The confidence level of 95% gives a clear indication of variation between P_y of both DTAs, with a significant difference value (p<0.05).

The reduced densification of F01 (FlowLac^®100) can be associated with increased frictional and cohesive forces, which tend to restrain particle sliding. This leads to a relatively small amount of fragmentation and thus formation of less dense compacts.¹⁴

The data illustrated in Table 3a and 3b indicated that at different compaction forces the StarLac^® tablets exhibited lower elastic energies than FlowLac^®100 tablets did.

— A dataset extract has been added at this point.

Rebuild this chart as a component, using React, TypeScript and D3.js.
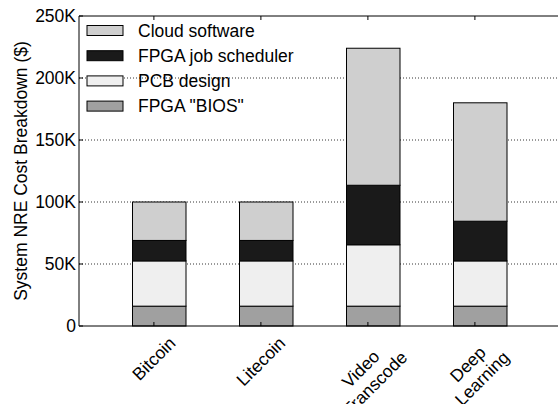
import React, { useLayoutEffect, useRef } from "react";
import * as d3 from "d3";

const categories = ["Bitcoin", "Litecoin", "Video\nTranscode", "Deep\nLearning"];
const seriesNames = ["FPGA \"BIOS\"", "PCB design", "FPGA job scheduler", "Cloud software"];
const biosCost = [16000, 16000, 16000, 16000];
const pcbCost = [36500, 36500, 49500, 36500];
const schedulerCost = [16500, 16500, 48000, 32000];
const cloudCost = [31000, 31000, 110500, 95500];
const seriesColors = ["#a0a0a0", "#efefef", "#1a1a1a", "#cfcfcf"];
const yTicks = [0, 50000, 100000, 150000, 200000, 250000];
const yTickLabels = ["0", "50K", "100K", "150K", "200K", "250K"];
const gridTicks = [50000, 100000, 150000, 200000];

const W = 558;
const H = 404;
const FONT = "'Liberation Sans', Arial, Helvetica, sans-serif";
const FS = 17.5;

function RotLabel({ x, y, text }: { x: number; y: number; text: string }) {
  const inner = useRef<SVGGElement>(null);
  const outer = useRef<SVGGElement>(null);
  useLayoutEffect(() => {
    if (!inner.current || !outer.current) return;
    const b = inner.current.getBBox();
    // bbox of rotated group in its parent coords: compute corners
    const a = (-45 * Math.PI) / 180;
    const pts = [
      [b.x, b.y],
      [b.x + b.width, b.y],
      [b.x, b.y + b.height],
      [b.x + b.width, b.y + b.height],
    ].map(([px, py]) => [px * Math.cos(a) - py * Math.sin(a), px * Math.sin(a) + py * Math.cos(a)]);
    const xs = pts.map((p) => p[0]);
    const ys = pts.map((p) => p[1]);
    const cx = (Math.min(...xs) + Math.max(...xs)) / 2;
    const top = Math.min(...ys);
    outer.current.setAttribute("transform", `translate(${x - cx},${y - top})`);
  }, [x, y, text]);
  const lines = text.split("\n");
  return (
    <g ref={outer} transform={`translate(${x},${y})`}>
      <g ref={inner} transform="rotate(-45)">
        <text textAnchor="middle" fontFamily={FONT} fontSize={FS} fill="#000">
          {lines.map((l, i) => (
            <tspan key={i} x={0} dy={i === 0 ? 0 : FS * 1.15}>
              {l}
            </tspan>
          ))}
        </text>
      </g>
    </g>
  );
}

export default function App() {
  const left = 79;
  const top = 16;
  const bottom = 326;
  const right = 560.5;

  const x = d3.scaleLinear().domain([-0.7, 3.8]).range([left, right]);
  const y = d3.scaleLinear().domain([0, 250000]).range([bottom, top]);

  const table = categories.map((c, i) => ({
    cat: c,
    v0: biosCost[i],
    v1: pcbCost[i],
    v2: schedulerCost[i],
    v3: cloudCost[i],
  }));
  const stack = d3.stack<any>().keys(["v0", "v1", "v2", "v3"])(table);

  const barLeft = -0.2;
  const barWidth = 0.5;

  const legendOrder = [3, 2, 1, 0];

  return (
    <svg width={W} height={H} style={{ position: "absolute", left: 0, top: 0, background: "#fff" }}>
      <rect x={0} y={0} width={W} height={H} fill="#fff" />
      {/* grid */}
      {gridTicks.map((t) => (
        <line key={t} x1={left} x2={right} y1={y(t)} y2={y(t)} stroke="#000" strokeWidth={0.8} strokeDasharray="1,2" />
      ))}
      {/* bars */}
      {stack.map((s, si) =>
        s.map((d, i) => (
          <rect
            key={`${si}-${i}`}
            x={x(i + barLeft)}
            y={y(d[1])}
            width={x(i + barLeft + barWidth) - x(i + barLeft)}
            height={y(d[0]) - y(d[1])}
            fill={seriesColors[si]}
            stroke="#000"
            strokeWidth={1}
          />
        ))
      )}
      {/* spines */}
      <line x1={left} x2={right} y1={top} y2={top} stroke="#000" strokeWidth={1} />
      <line x1={left} x2={right} y1={bottom} y2={bottom} stroke="#000" strokeWidth={1} />
      <line x1={left} x2={left} y1={top} y2={bottom} stroke="#000" strokeWidth={1} />
      {/* y ticks */}
      {yTicks.map((t, i) => (
        <g key={t}>
          <line x1={left} x2={left + 4} y1={y(t)} y2={y(t)} stroke="#000" strokeWidth={1} />
          <text x={left - 3} y={y(t)} dy="0.36em" textAnchor="end" fontFamily={FONT} fontSize={FS} fill="#000">
            {yTickLabels[i]}
          </text>
        </g>
      ))}
      {/* x ticks */}
      {categories.map((c, i) => (
        <g key={c}>
          <line x1={x(i)} x2={x(i)} y1={top} y2={top + 4} stroke="#000" strokeWidth={1} />
          <line x1={x(i)} x2={x(i)} y1={bottom} y2={bottom - 4} stroke="#000" strokeWidth={1} />
          <RotLabel x={x(i)} y={bottom + 7} text={c} />
        </g>
      ))}
      {/* y label */}
      <text
        transform={`translate(${27},${(top + bottom) / 2}) rotate(-90)`}
        textAnchor="middle"
        fontFamily={FONT}
        fontSize={FS}
        fill="#000"
      >
        System NRE Cost Breakdown ($)
      </text>
      {/* legend */}
      {legendOrder.map((si, k) => {
        const cy = 30.5 + k * 25.2;
        return (
          <g key={si}>
            <rect x={87} y={cy - 5} width={36} height={10} fill={seriesColors[si]} stroke="#000" strokeWidth={1} />
            <text x={138} y={cy} dy="0.36em" fontFamily={FONT} fontSize={FS} fill="#000">
              {seriesNames[si]}
            </text>
          </g>
        );
      })}
    </svg>
  );
}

As observed from the hardness profiles of F03 and F04, both formulations were compressible and gave suitable crushing strengths at 15 kN. Due to the difference in composition of the DTAs, StarLac^® gave rise to a combination of deformation mechanisms. This indicates that there was a reduction in the brittle behavior of StarLac^®.

Study limitation

A limitation of the study is that slugging may not generate reproducible results and therefore the use of a roller compactor may improve reliability.

To obtain an optimized formulation using the same materials, the study can be expanded by implementing more tablet tests to help design a more robust formulation with the aid of a compaction simulator.

CONCLUSION

A CS can precisely and efficiently characterize the compressibility of DTAs in a single compression cycle in real time. The low P_y of the StarLac^® formulation indicated better compressibility in comparison to FlowLac^®100. Initial characterization of both DTAs used led to understanding of their deformation behavior from the Heckel parameter (P_y) depicting a brittle nature.

Conflicts of interest: No conflict of interest was declared by the authors. The authors alone are responsible for the content and writing of the paper.